__Dataset extract__
%%

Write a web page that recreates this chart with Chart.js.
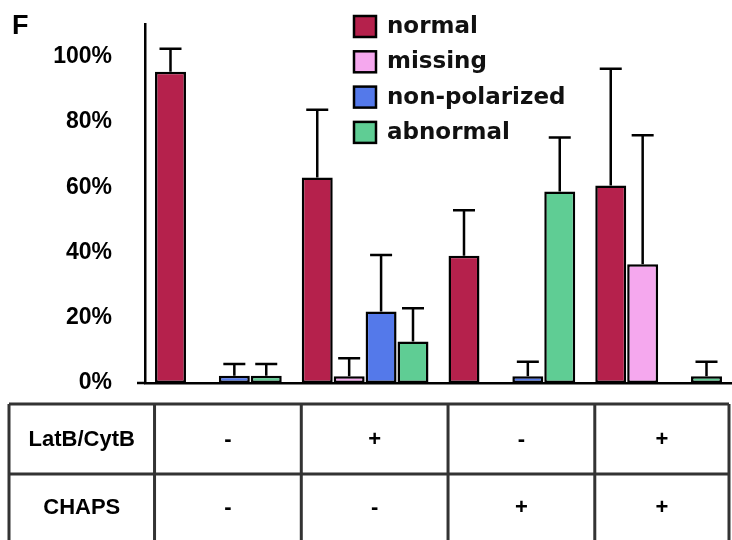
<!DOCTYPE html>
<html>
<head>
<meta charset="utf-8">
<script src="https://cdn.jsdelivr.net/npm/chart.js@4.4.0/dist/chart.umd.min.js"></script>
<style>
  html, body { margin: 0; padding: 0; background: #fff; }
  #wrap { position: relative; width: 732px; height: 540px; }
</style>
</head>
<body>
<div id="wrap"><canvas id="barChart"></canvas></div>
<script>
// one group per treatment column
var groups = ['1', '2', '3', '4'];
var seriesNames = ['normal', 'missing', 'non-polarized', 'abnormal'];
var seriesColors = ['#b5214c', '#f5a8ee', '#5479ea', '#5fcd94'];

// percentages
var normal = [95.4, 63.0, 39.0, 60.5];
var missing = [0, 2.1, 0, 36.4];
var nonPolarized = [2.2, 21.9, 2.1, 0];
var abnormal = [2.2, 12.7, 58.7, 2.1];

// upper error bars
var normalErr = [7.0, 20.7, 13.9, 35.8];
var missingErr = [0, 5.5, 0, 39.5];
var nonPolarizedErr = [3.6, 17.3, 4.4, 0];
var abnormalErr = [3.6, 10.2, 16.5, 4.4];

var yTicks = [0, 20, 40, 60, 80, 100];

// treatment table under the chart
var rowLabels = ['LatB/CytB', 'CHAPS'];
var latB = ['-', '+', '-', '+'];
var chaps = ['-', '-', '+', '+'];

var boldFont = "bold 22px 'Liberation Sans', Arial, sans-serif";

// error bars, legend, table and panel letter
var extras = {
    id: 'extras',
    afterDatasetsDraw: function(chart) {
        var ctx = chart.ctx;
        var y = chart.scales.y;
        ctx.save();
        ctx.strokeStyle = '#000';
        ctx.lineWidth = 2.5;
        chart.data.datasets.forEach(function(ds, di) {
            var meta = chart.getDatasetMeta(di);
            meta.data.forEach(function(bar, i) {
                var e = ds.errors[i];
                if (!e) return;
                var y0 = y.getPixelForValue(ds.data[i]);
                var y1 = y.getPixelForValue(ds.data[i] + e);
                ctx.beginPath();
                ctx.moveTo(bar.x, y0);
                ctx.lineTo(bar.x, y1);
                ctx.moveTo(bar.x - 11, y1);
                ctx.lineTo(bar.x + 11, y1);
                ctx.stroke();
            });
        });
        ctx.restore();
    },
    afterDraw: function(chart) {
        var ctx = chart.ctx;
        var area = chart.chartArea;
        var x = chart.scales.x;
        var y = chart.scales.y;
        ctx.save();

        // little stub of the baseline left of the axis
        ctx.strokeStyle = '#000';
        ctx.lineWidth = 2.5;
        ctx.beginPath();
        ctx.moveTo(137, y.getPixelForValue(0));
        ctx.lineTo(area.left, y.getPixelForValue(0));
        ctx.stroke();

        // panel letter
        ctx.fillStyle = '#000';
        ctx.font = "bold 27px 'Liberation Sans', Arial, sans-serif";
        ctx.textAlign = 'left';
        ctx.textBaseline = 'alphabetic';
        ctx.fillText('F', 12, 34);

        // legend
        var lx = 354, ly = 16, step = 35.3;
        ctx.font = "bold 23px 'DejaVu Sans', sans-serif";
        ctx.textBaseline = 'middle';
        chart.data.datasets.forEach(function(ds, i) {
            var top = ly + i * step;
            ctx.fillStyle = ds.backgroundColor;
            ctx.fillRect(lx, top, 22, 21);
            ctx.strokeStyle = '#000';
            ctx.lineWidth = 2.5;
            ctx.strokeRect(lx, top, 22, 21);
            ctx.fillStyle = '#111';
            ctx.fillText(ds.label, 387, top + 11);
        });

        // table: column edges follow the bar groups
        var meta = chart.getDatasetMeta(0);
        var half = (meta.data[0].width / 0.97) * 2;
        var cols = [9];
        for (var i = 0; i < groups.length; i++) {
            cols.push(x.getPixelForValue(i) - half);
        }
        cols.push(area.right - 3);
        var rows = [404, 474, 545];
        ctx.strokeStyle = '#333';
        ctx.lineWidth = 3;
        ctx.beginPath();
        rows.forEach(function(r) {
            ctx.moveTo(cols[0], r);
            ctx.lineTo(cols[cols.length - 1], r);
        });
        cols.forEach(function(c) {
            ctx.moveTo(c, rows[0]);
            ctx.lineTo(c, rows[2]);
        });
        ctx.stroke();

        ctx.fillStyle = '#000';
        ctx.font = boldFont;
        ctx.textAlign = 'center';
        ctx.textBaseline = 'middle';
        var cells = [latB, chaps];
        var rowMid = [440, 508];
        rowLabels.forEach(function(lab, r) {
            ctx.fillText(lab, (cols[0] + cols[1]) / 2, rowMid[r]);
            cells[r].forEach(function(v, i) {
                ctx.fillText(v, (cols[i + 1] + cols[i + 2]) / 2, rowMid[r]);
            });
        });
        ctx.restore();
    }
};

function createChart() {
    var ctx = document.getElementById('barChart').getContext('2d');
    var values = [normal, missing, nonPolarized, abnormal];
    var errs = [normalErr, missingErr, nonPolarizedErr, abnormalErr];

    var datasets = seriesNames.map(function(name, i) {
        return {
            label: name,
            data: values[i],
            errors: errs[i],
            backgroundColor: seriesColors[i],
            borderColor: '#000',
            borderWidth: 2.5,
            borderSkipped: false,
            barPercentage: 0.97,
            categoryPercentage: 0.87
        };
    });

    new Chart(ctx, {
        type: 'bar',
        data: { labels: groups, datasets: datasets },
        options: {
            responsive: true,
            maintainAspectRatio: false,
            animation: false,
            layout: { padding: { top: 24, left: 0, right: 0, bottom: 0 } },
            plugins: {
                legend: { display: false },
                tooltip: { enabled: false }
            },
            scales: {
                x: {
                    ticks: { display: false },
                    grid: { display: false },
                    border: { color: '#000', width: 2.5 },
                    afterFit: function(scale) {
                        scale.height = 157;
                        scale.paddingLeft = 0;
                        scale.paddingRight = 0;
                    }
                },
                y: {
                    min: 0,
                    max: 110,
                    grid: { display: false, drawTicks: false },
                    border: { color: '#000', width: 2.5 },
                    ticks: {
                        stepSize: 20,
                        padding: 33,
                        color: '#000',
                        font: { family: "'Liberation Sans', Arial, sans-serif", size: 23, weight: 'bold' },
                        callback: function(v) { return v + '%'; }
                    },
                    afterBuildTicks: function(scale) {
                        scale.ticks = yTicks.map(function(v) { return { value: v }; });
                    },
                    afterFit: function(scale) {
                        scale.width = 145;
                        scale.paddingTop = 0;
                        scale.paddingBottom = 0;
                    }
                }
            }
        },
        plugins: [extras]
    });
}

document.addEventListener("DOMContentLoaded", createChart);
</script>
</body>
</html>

%%

__Directions for this task__
All of the data above should be transcribed verbatim, with pictures omitted.

__Solution for this problem__
Write a web page that recreates this chart with Chart.js.
<!DOCTYPE html>
<html>
<head>
<meta charset="utf-8">
<script src="https://cdn.jsdelivr.net/npm/chart.js@4.4.0/dist/chart.umd.min.js"></script>
<style>
  html, body { margin: 0; padding: 0; background: #fff; }
  #wrap { position: relative; width: 732px; height: 540px; }
</style>
</head>
<body>
<div id="wrap"><canvas id="barChart"></canvas></div>
<script>
// one group per treatment column
var groups = ['1', '2', '3', '4'];
var seriesNames = ['normal', 'missing', 'non-polarized', 'abnormal'];
var seriesColors = ['#b5214c', '#f5a8ee', '#5479ea', '#5fcd94'];

// percentages
var normal = [95.4, 63.0, 39.0, 60.5];
var missing = [0, 2.1, 0, 36.4];
var nonPolarized = [2.2, 21.9, 2.1, 0];
var abnormal = [2.2, 12.7, 58.7, 2.1];

// upper error bars
var normalErr = [7.0, 20.7, 13.9, 35.8];
var missingErr = [0, 5.5, 0, 39.5];
var nonPolarizedErr = [3.6, 17.3, 4.4, 0];
var abnormalErr = [3.6, 10.2, 16.5, 4.4];

var yTicks = [0, 20, 40, 60, 80, 100];

// treatment table under the chart
var rowLabels = ['LatB/CytB', 'CHAPS'];
var latB = ['-', '+', '-', '+'];
var chaps = ['-', '-', '+', '+'];

var boldFont = "bold 22px 'Liberation Sans', Arial, sans-serif";

// error bars, legend, table and panel letter
var extras = {
    id: 'extras',
    afterDatasetsDraw: function(chart) {
        var ctx = chart.ctx;
        var y = chart.scales.y;
        ctx.save();
        ctx.strokeStyle = '#000';
        ctx.lineWidth = 2.5;
        chart.data.datasets.forEach(function(ds, di) {
            var meta = chart.getDatasetMeta(di);
            meta.data.forEach(function(bar, i) {
                var e = ds.errors[i];
                if (!e) return;
                var y0 = y.getPixelForValue(ds.data[i]);
                var y1 = y.getPixelForValue(ds.data[i] + e);
                ctx.beginPath();
                ctx.moveTo(bar.x, y0);
                ctx.lineTo(bar.x, y1);
                ctx.moveTo(bar.x - 11, y1);
                ctx.lineTo(bar.x + 11, y1);
                ctx.stroke();
            });
        });
        ctx.restore();
    },
    afterDraw: function(chart) {
        var ctx = chart.ctx;
        var area = chart.chartArea;
        var x = chart.scales.x;
        var y = chart.scales.y;
        ctx.save();

        // little stub of the baseline left of the axis
        ctx.strokeStyle = '#000';
        ctx.lineWidth = 2.5;
        ctx.beginPath();
        ctx.moveTo(137, y.getPixelForValue(0));
        ctx.lineTo(area.left, y.getPixelForValue(0));
        ctx.stroke();

        // panel letter
        ctx.fillStyle = '#000';
        ctx.font = "bold 27px 'Liberation Sans', Arial, sans-serif";
        ctx.textAlign = 'left';
        ctx.textBaseline = 'alphabetic';
        ctx.fillText('F', 12, 34);

        // legend
        var lx = 354, ly = 16, step = 35.3;
        ctx.font = "bold 23px 'DejaVu Sans', sans-serif";
        ctx.textBaseline = 'middle';
        chart.data.datasets.forEach(function(ds, i) {
            var top = ly + i * step;
            ctx.fillStyle = ds.backgroundColor;
            ctx.fillRect(lx, top, 22, 21);
            ctx.strokeStyle = '#000';
            ctx.lineWidth = 2.5;
            ctx.strokeRect(lx, top, 22, 21);
            ctx.fillStyle = '#111';
            ctx.fillText(ds.label, 387, top + 11);
        });

        // table: column edges follow the bar groups
        var meta = chart.getDatasetMeta(0);
        var half = (meta.data[0].width / 0.97) * 2;
        var cols = [9];
        for (var i = 0; i < groups.length; i++) {
            cols.push(x.getPixelForValue(i) - half);
        }
        cols.push(area.right - 3);
        var rows = [404, 474, 545];
        ctx.strokeStyle = '#333';
        ctx.lineWidth = 3;
        ctx.beginPath();
        rows.forEach(function(r) {
            ctx.moveTo(cols[0], r);
            ctx.lineTo(cols[cols.length - 1], r);
        });
        cols.forEach(function(c) {
            ctx.moveTo(c, rows[0]);
            ctx.lineTo(c, rows[2]);
        });
        ctx.stroke();

        ctx.fillStyle = '#000';
        ctx.font = boldFont;
        ctx.textAlign = 'center';
        ctx.textBaseline = 'middle';
        var cells = [latB, chaps];
        var rowMid = [440, 508];
        rowLabels.forEach(function(lab, r) {
            ctx.fillText(lab, (cols[0] + cols[1]) / 2, rowMid[r]);
            cells[r].forEach(function(v, i) {
                ctx.fillText(v, (cols[i + 1] + cols[i + 2]) / 2, rowMid[r]);
            });
        });
        ctx.restore();
    }
};

function createChart() {
    var ctx = document.getElementById('barChart').getContext('2d');
    var values = [normal, missing, nonPolarized, abnormal];
    var errs = [normalErr, missingErr, nonPolarizedErr, abnormalErr];

    var datasets = seriesNames.map(function(name, i) {
        return {
            label: name,
            data: values[i],
            errors: errs[i],
            backgroundColor: seriesColors[i],
            borderColor: '#000',
            borderWidth: 2.5,
            borderSkipped: false,
            barPercentage: 0.97,
            categoryPercentage: 0.87
        };
    });

    new Chart(ctx, {
        type: 'bar',
        data: { labels: groups, datasets: datasets },
        options: {
            responsive: true,
            maintainAspectRatio: false,
            animation: false,
            layout: { padding: { top: 24, left: 0, right: 0, bottom: 0 } },
            plugins: {
                legend: { display: false },
                tooltip: { enabled: false }
            },
            scales: {
                x: {
                    ticks: { display: false },
                    grid: { display: false },
                    border: { color: '#000', width: 2.5 },
                    afterFit: function(scale) {
                        scale.height = 157;
                        scale.paddingLeft = 0;
                        scale.paddingRight = 0;
                    }
                },
                y: {
                    min: 0,
                    max: 110,
                    grid: { display: false, drawTicks: false },
                    border: { color: '#000', width: 2.5 },
                    ticks: {
                        stepSize: 20,
                        padding: 33,
                        color: '#000',
                        font: { family: "'Liberation Sans', Arial, sans-serif", size: 23, weight: 'bold' },
                        callback: function(v) { return v + '%'; }
                    },
                    afterBuildTicks: function(scale) {
                        scale.ticks = yTicks.map(function(v) { return { value: v }; });
                    },
                    afterFit: function(scale) {
                        scale.width = 145;
                        scale.paddingTop = 0;
                        scale.paddingBottom = 0;
                    }
                }
            }
        },
        plugins: [extras]
    });
}

document.addEventListener("DOMContentLoaded", createChart);
</script>
</body>
</html>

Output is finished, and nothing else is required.